Deaderick Street’s Transformation

28 10 2009

The Tennessee Urban Forestry conference was in town recently and asked Hawkins Partners to give a guided tour of the Nashville Public Square and Deaderick Street. This marked our first “official” tour of Deaderick Street to discuss all of the exciting new aspects of the green street.


The recent transformation of Deaderick Street recalls the historic importance of the street and enhance the corridor’s prominence as an important civic axis. Prior to the renovations, the street had become most widely known as the central transfer point for the Metro bus system. In the Fall of 2008 the bus system’s hub was relocated one block over to the ambitious Music City Central, presenting an opportunity to re-envision the street itself


The renovations to the street primarily focused on addressing stormwater issues and urban trees. The existing streetscape was home to an assortment of unhealthy trees ranging in sizes from 2” caliper up to 24”+. Each and every one of them were shoehorned into a 4’x4’ planting zone and struggling to adapt to urban conditions. The renovations included removing those trees and providing larger and deeper planting areas that would not only give a larger volume of soil for the tree roots, but also provide many areas in which the stormwater could travel to, thus reducing the loads into the storm system. Bioretention zones were implemented in pedestrian bulbs at the intersections and in relation to the existing catch basins. These planting areas were also excavated to a depth that would accept enough engineered soils to allow infiltration and planted with plants that can adapt to the extremes of wet and dry conditions. Pervious area within the corridor was increased by over 700%.
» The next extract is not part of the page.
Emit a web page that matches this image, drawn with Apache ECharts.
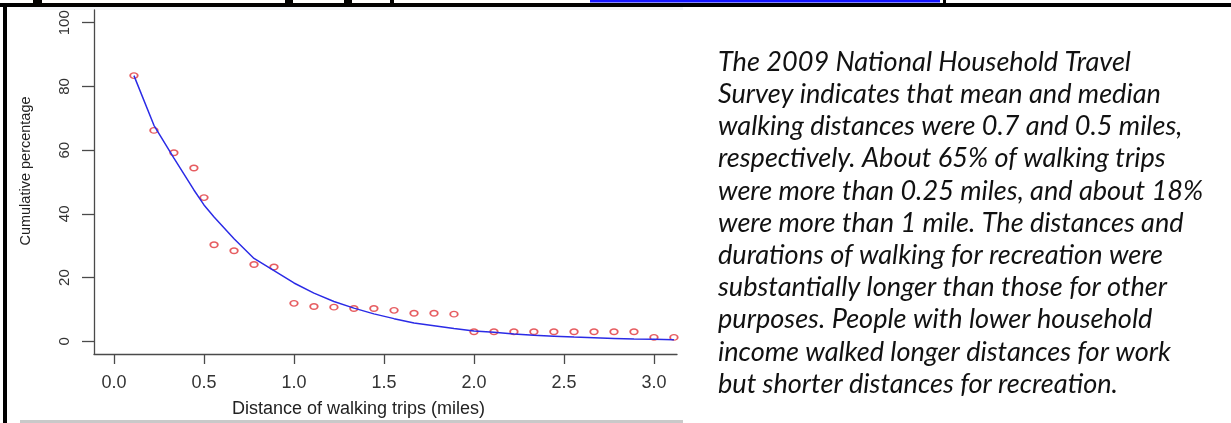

Many other elements of sustainability were included, such as:

  • Crushed and recycled concrete used for the pavement subbase,
  • Fly ash utilized in the concrete mix,
  • Porous concrete,
  • LED light fixtures,
  • Native and drought tolerant plant materials,
  • Solar powered parking meters,
  • Water efficient irrigation system,
  • Many local vendors and fabricators,
  • The addition of bike racks to help encourage a healthier way to travel, and
  • The addition of recycling receptacles along the street.

We’re hoping that in the near future, permanent retail kiosks that were proposed in the master plan will be added to the street, further enlivening the corridor. Those kiosks are proposed to have an extensive greenroof on each. In addition, the master plan identified areas for future free standing retail buildings and liner buildings that could be added on the blank facades.

– Laura Schroeder



One response

28 10 2009

What an impressive project. Kudos to Hawkins Partners! Excellence in design and implementation. Congrats too on the ASLA Award for this project!